Plenty of folks on the right are noting the retirement of Cindy Sheehan from her professional Bush-whacking chores. Many of the comments, especially those using prostitution metaphors, are unfair. Yes, she was (and is) a media hound, but there are plenty of other folks who try to get press; many, if not most, politicos are actively trying to maximize their free media.
She was against the war before it was cool; she became redundant once folks started joining the bandwagon. With the Democrats taking over Congress and public support for Bush's Iraq policy going in the toilet, the media had more interesting things to cover (like congressional moves to try and corral Bush) than a media-savvy mom trying to extend her fifteen minutes of fame.
I'll have one non-ideological nit to pick (there are plenty of ideological ones, including gratuitous use of "fascism") with her Kos post; she states that "This is not my 'Checkers' moment." That references a 1952 Nixon speech where he was defending getting and returning overly-generous gifts, but keeping a dog that his girls named Checkers. What Cindy might have been after was his 1962 speech after losing the California governor's race where he said "You won't have Nixon to kick around anymore." She vows to keep up the progressive fight.
One of the interesting lines is this one-"Casey [her son] died for a country which cares more about who will be the next American Idol than how many people will be killed in the next few months while Democrats and Republicans play politics with human lives." Given that half the country doesn't bother to vote, it would be fairly safe to say that more folks were talking about Sanjaya at the water cooler than the latest parliamentary maneuvers on Capital Hill.
You can make that statement that more folks care about American Idol than care about [insert any political topic]. One of the good things about our political system is that half the population can ignore politics and assume that things will muddle through in a generally positive direction. It's easier to have an opinion on who is a better singer than to wade through the fine points of immigration policy; many of those non-voters probably think you can avoid H1B by using a condom.

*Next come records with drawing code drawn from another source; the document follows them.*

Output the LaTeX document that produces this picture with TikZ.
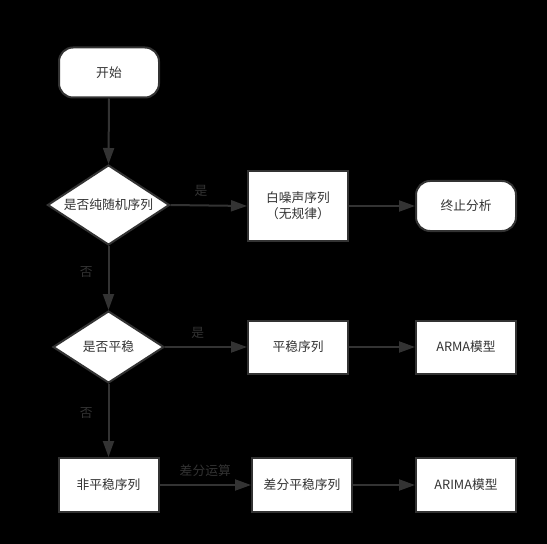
\documentclass[tikz,border=0pt]{standalone}
\usepackage{fontspec}
\setmainfont{Noto Sans CJK SC}
\usetikzlibrary{arrows.meta,shapes.geometric}
\definecolor{cLine}{HTML}{333333}
\definecolor{cBack}{HTML}{000000}

\begin{document}
\begin{tikzpicture}[
  x=1bp,y=-1bp,font=\fontsize{12.8}{16}\selectfont,
  term/.style={rectangle,rounded corners=14bp,draw=cLine,line width=2bp,fill=white,text=cLine,
              inner sep=0pt,minimum width=100bp,minimum height=50bp},
  proc/.style 2 args={rectangle,draw=cLine,line width=2bp,fill=white,text=cLine,align=center,
              inner sep=0pt,minimum width=#1,minimum height=#2},
  test/.style 2 args={diamond,aspect=1.5,draw=cLine,line width=2bp,fill=white,text=cLine,
              inner sep=0pt,minimum width=#1,minimum height=#2},
  lbl/.style={text=cLine,inner sep=1pt},
  ar/.style={-{Triangle[length=16bp,width=11bp]},line width=2bp,draw=cLine}
]
\fill[cBack] (0,0) rectangle (547,544);
\useasboundingbox (0,0) rectangle (547,544);

%======================= ROW 1 : START / RANDOM TEST =======================
\node[term] (start) at (109,72.5) {开始};
\node[test={122bp}{80bp}] (rand) at (108.5,205) {是否纯随机序列};
\node[proc={100bp}{70bp}] (noise) at (298,206) {白噪声序列\\（无规律）};
\node[term] (stop) at (466,206) {终止分析};
\draw[ar] (start.south) -- (rand.north);
\draw[ar] (rand.east) -- (noise.west) node[lbl,pos=0.4,above=7bp] {是};
\draw[ar] (noise.east) -- (stop.west);

%======================= ROW 2 : STATIONARY TEST =======================
\node[test={111bp}{72bp}] (stat) at (108.5,347) {是否平稳};
\node[proc={100bp}{53bp}] (stable) at (298,347) {平稳序列};
\node[proc={100bp}{53bp}] (arma) at (466,347) {ARMA模型};
\draw[ar] (rand.south) -- (stat.north) node[lbl,pos=0.4,left=14bp] {否};
\draw[ar] (stat.east) -- (stable.west) node[lbl,pos=0.4,above=6bp] {是};
\draw[ar] (stable.east) -- (arma.west);

%======================= ROW 3 : DIFFERENCING =======================
\node[proc={100bp}{54bp}] (nonst) at (108.5,485) {非平稳序列};
\node[proc={100bp}{54bp}] (diff) at (302,485) {差分平稳序列};
\node[proc={100bp}{54bp}] (arima) at (466,485) {ARIMA模型};
\draw[ar] (stat.south) -- (nonst.north) node[lbl,pos=0.4,left=14bp] {否};
\draw[ar] (nonst.east) -- (diff.west) node[lbl,midway,above=6bp] {差分运算};
\draw[ar] (diff.east) -- (arima.west);

\end{tikzpicture}
\end{document}
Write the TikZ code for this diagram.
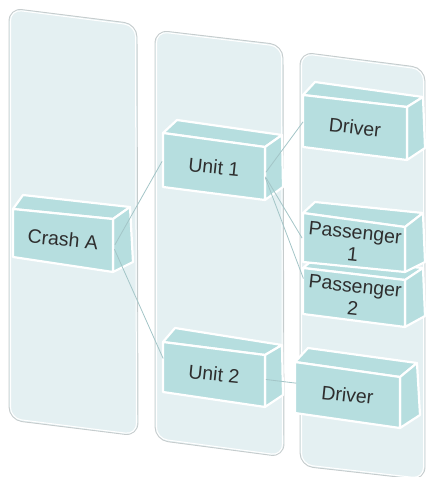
\documentclass[tikz,border=0pt]{standalone}
\usepackage{fontspec}
\setmainfont{Liberation Sans}
\definecolor{panelfill}{HTML}{E4F0F2}
\definecolor{panelline}{HTML}{C6CCCD}
\definecolor{boxfill}{HTML}{B6DEDF}
\definecolor{linkcol}{HTML}{A3C5C7}
\definecolor{txt}{HTML}{2E2E2E}
\tikzset{
  panelbg/.style={fill=panelfill, draw=panelline, line width=0.9pt, rounded corners=13pt},
  panelin/.style={draw=white, line width=1pt, rounded corners=11pt},
  face/.style={fill=boxfill, draw=white, line width=2.2pt, line join=round},
  boxtext/.style={rotate=-6, minimum width=104pt, minimum height=50pt, inner sep=0pt,
    text=txt, font=\fontsize{19.5}{22.5}\selectfont, align=center},
  link/.style={draw=linkcol, line width=0.8pt}
}
% #1 fTL #2 fTR #3 fBR #4 fBL #5 bTL #6 bTR #7 bBR
\newcommand\mycuboid[7]{%
  \path[face] #5 -- #6 -- #2 -- #1 -- cycle;
  \path[face] #2 -- #6 -- #7 -- #3 -- cycle;
  \path[face] #1 -- #2 -- #3 -- #4 -- cycle;
}
\newcommand\mypanel[4]{%
  \path[panelbg] #1 -- #2 -- #3 -- #4 -- cycle;
}
\begin{document}
\begin{tikzpicture}[x=1pt,y=-1pt]
\useasboundingbox (0,0) rectangle (426,477);
% panels
\mypanel{(9,8)}{(137,24)}{(138,436)}{(9,420)}
\path[panelin] (10.5,9.5) -- (135.5,25.5) -- (136.5,434.5) -- (10.5,418.5) -- cycle;
\mypanel{(155,30)}{(283,45)}{(284,457)}{(155,440)}
\path[panelin] (156.5,31.5) -- (281.5,46.5) -- (282.5,455.5) -- (156.5,438.5) -- cycle;
\mypanel{(300,52)}{(425,68)}{(425,480)}{(300,466)}
\path[panelin] (301.5,53.5) -- (423.5,69.5) -- (423.5,478.5) -- (301.5,464.5) -- cycle;
% boxes
\mycuboid{(13,209)}{(113,219)}{(113,272)}{(13,257)}{(23,195)}{(130,207)}{(133,262)}
\node[boxtext] (crash) at (63,239.3) {Crash A};
\mycuboid{(163,133)}{(265,147)}{(265,200)}{(163,187)}{(177,120)}{(282,135)}{(283,187)}
\node[boxtext] (unit1) at (214,166.8) {Unit 1};
\mycuboid{(163,342)}{(265,355)}{(265,407)}{(163,392)}{(175,328)}{(282,345)}{(283,395)}
\node[boxtext] (unit2) at (214,374) {Unit 2};
\mycuboid{(303,95)}{(407,107)}{(407,160)}{(303,147)}{(315,82)}{(423,97)}{(425,148)}
\node[boxtext] (driver1) at (355,127.3) {Driver};
\mycuboid{(303,268)}{(405,280)}{(405,327)}{(303,314)}{(315,258)}{(423,268)}{(425,316)}
\node[boxtext] (pass2) at (354,297) {Passenger\\2};
\mycuboid{(303,213)}{(405,227)}{(405,272)}{(303,262)}{(315,202)}{(423,213)}{(425,262)}
\node[boxtext] (pass1) at (354,243.5) {Passenger\\1};
\mycuboid{(295,362)}{(400,377)}{(400,428)}{(295,413)}{(308,348)}{(417,363)}{(420,415)}
\node[boxtext] (driver2) at (347.5,395) {Driver};
% connectors
\draw[link] (crash.east) -- (unit1.west);
\draw[link] (crash.-5) -- (unit2.169);
\draw[link] (unit1.east) -- (driver1.west);
\draw[link] (unit1.-5) -- (pass1.west);
\draw[link] (unit1.-6) -- (pass2.166);
\draw[link] (unit2.east) -- (driver2.173);
\end{tikzpicture}
\end{document}
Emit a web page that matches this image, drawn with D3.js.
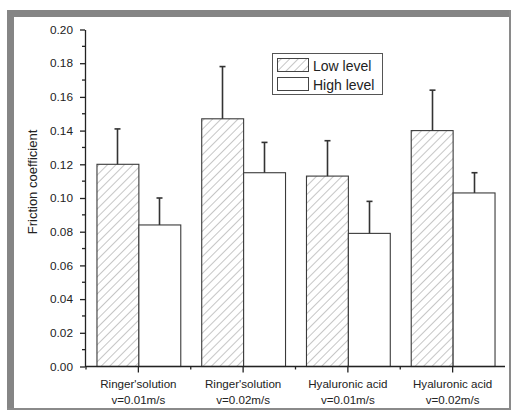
<!DOCTYPE html>
<html>
<head>
<meta charset="utf-8">
<script src="https://cdn.jsdelivr.net/npm/d3@7"></script>
<style>
  html, body { margin: 0; padding: 0; background: #fff; }
  svg { display: block; font-family: "Liberation Sans", Arial, sans-serif; }
</style>
</head>
<body>
<svg id="chart" width="513" height="412"></svg>
<script>
// Friction coefficient by lubricant and sliding speed
const categories = [
  ["Ringer'solution", "v=0.01m/s"],
  ["Ringer'solution", "v=0.02m/s"],
  ["Hyaluronic acid", "v=0.01m/s"],
  ["Hyaluronic acid", "v=0.02m/s"]
];
const seriesNames = ["Low level", "High level"];
const lowLevel = [0.120, 0.147, 0.113, 0.140];
const lowLevelErr = [0.021, 0.031, 0.021, 0.024];
const highLevel = [0.084, 0.115, 0.079, 0.103];
const highLevelErr = [0.016, 0.018, 0.019, 0.012];
const yTicks = [0, 0.02, 0.04, 0.06, 0.08, 0.10, 0.12, 0.14, 0.16, 0.18, 0.20];
const yMinorTicks = [0.01, 0.03, 0.05, 0.07, 0.09, 0.11, 0.13, 0.15, 0.17, 0.19];

const svg = d3.select("#chart");

// frame
const frame = svg.append("g");
frame.append("rect").attr("x", 7).attr("y", 10).attr("width", 504).attr("height", 7).attr("fill", "#858585");
frame.append("rect").attr("x", 7).attr("y", 10).attr("width", 7).attr("height", 400).attr("fill", "#858585");
frame.append("rect").attr("x", 509).attr("y", 10).attr("width", 2).attr("height", 400).attr("fill", "#8a8a8a");
frame.append("rect").attr("x", 7).attr("y", 408).attr("width", 504).attr("height", 2).attr("fill", "#8a8a8a");

const x0 = 85, x1 = 505;
const y = d3.scaleLinear().domain([0, 0.2]).range([366.5, 29.5]);
const x = d3.scaleBand().domain(d3.range(categories.length)).range([86, 505]).padding(0);
const sub = d3.scaleBand().domain(seriesNames).range([0, x.bandwidth() * 0.8]);
const offset = x.bandwidth() * 0.1;

// hatch pattern
const defs = svg.append("defs");
const pat = defs.append("pattern")
  .attr("id", "hatch").attr("patternUnits", "userSpaceOnUse")
  .attr("width", 6).attr("height", 6)
  .attr("patternTransform", "rotate(45)");
pat.append("line").attr("x1", 0).attr("y1", 0).attr("x2", 0).attr("y2", 6)
  .attr("stroke", "#808080").attr("stroke-width", 0.9);

const series = [
  { name: "Low level", values: lowLevel, err: lowLevelErr, fill: "url(#hatch)" },
  { name: "High level", values: highLevel, err: highLevelErr, fill: "#fff" }
];

const bars = svg.append("g");
series.forEach(s => {
  s.values.forEach((v, i) => {
    const bx = x(i) + offset + sub(s.name);
    const bw = sub.bandwidth();
    bars.append("rect")
      .attr("x", bx + 0.5).attr("y", y(v))
      .attr("width", bw).attr("height", y(0) - y(v))
      .attr("fill", s.fill).attr("stroke", "#3a3a3a").attr("stroke-width", 1.1);
    const cx = Math.round(bx + bw / 2) + 0.5;
    bars.append("line")
      .attr("x1", cx).attr("x2", cx)
      .attr("y1", y(v)).attr("y2", y(v + s.err[i]))
      .attr("stroke", "#333").attr("stroke-width", 1.6);
    bars.append("line")
      .attr("x1", cx - 3).attr("x2", cx + 3)
      .attr("y1", y(v + s.err[i])).attr("y2", y(v + s.err[i]))
      .attr("stroke", "#333").attr("stroke-width", 1.6);
  });
});

// y axis
const yAxis = svg.append("g").attr("transform", `translate(${x0},0)`)
  .call(d3.axisLeft(y).tickValues(yTicks).tickFormat(d3.format(".2f")).tickSizeInner(5).tickSizeOuter(0));
yAxis.selectAll("text").attr("font-size", 11.8).attr("fill", "#222").attr("x", -12);
yAxis.select(".domain").attr("stroke", "#222").attr("stroke-width", 1.3);
yAxis.selectAll(".tick line").attr("stroke", "#222").attr("stroke-width", 1.3);
yAxis.selectAll(".minor").data(yMinorTicks).enter().append("line")
  .attr("x1", -3).attr("x2", 0).attr("y1", d => y(d)).attr("y2", d => y(d))
  .attr("stroke", "#222").attr("stroke-width", 1.3);

// x axis
const xAxisG = svg.append("g").attr("transform", `translate(0,${y(0)})`);
xAxisG.append("line").attr("x1", x0).attr("x2", x1).attr("y1", 0).attr("y2", 0)
  .attr("stroke", "#222").attr("stroke-width", 1.3);
categories.forEach((c, i) => {
  const cx = x(i) + x.bandwidth() / 2;
  xAxisG.append("line").attr("x1", cx).attr("x2", cx).attr("y1", 0).attr("y2", 6)
    .attr("stroke", "#222").attr("stroke-width", 1.3);
  xAxisG.append("line").attr("x1", x(i)).attr("x2", x(i)).attr("y1", 0).attr("y2", 3)
    .attr("stroke", "#222").attr("stroke-width", 1.3);
  const t = xAxisG.append("text").attr("text-anchor", "middle")
    .attr("font-size", 11.6).attr("fill", "#222");
  t.append("tspan").attr("x", cx).attr("y", 21).text(c[0]);
  t.append("tspan").attr("x", cx).attr("y", 37).text(c[1]);
});

// y label
svg.append("text")
  .attr("transform", "translate(37,182) rotate(-90)")
  .attr("text-anchor", "middle").attr("font-size", 13).attr("fill", "#222")
  .text("Friction coefficient");

// legend
const lg = svg.append("g");
lg.append("rect").attr("x", 272.5).attr("y", 53.5).attr("width", 110).attr("height", 41)
  .attr("fill", "#fff").attr("stroke", "#555").attr("stroke-width", 1);
series.forEach((s, i) => {
  lg.append("rect").attr("x", 277.5).attr("y", 58.5 + i * 19).attr("width", 31).attr("height", 13)
    .attr("fill", s.fill).attr("stroke", "#444").attr("stroke-width", 1);
  lg.append("text").attr("x", 313).attr("y", 70.5 + i * 19)
    .attr("font-size", 14).attr("fill", "#222").text(s.name);
});
</script>
</body>
</html>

Elites of both sides of the aisle bemoan the lack of interest in current events of the huddled masses. It's actually a virtue; it means that things are going smoothly enough that folks can afford to pay attention to other things, even low-importance things like TV music contests.
That frosts the cookies of activists, who rail against their foes on the other side of the aisle, but that's the reality of the modern world, of large masses of people who are ambivalent about Dick Cheney and Cindy Sheehan, if they even know who either of them are.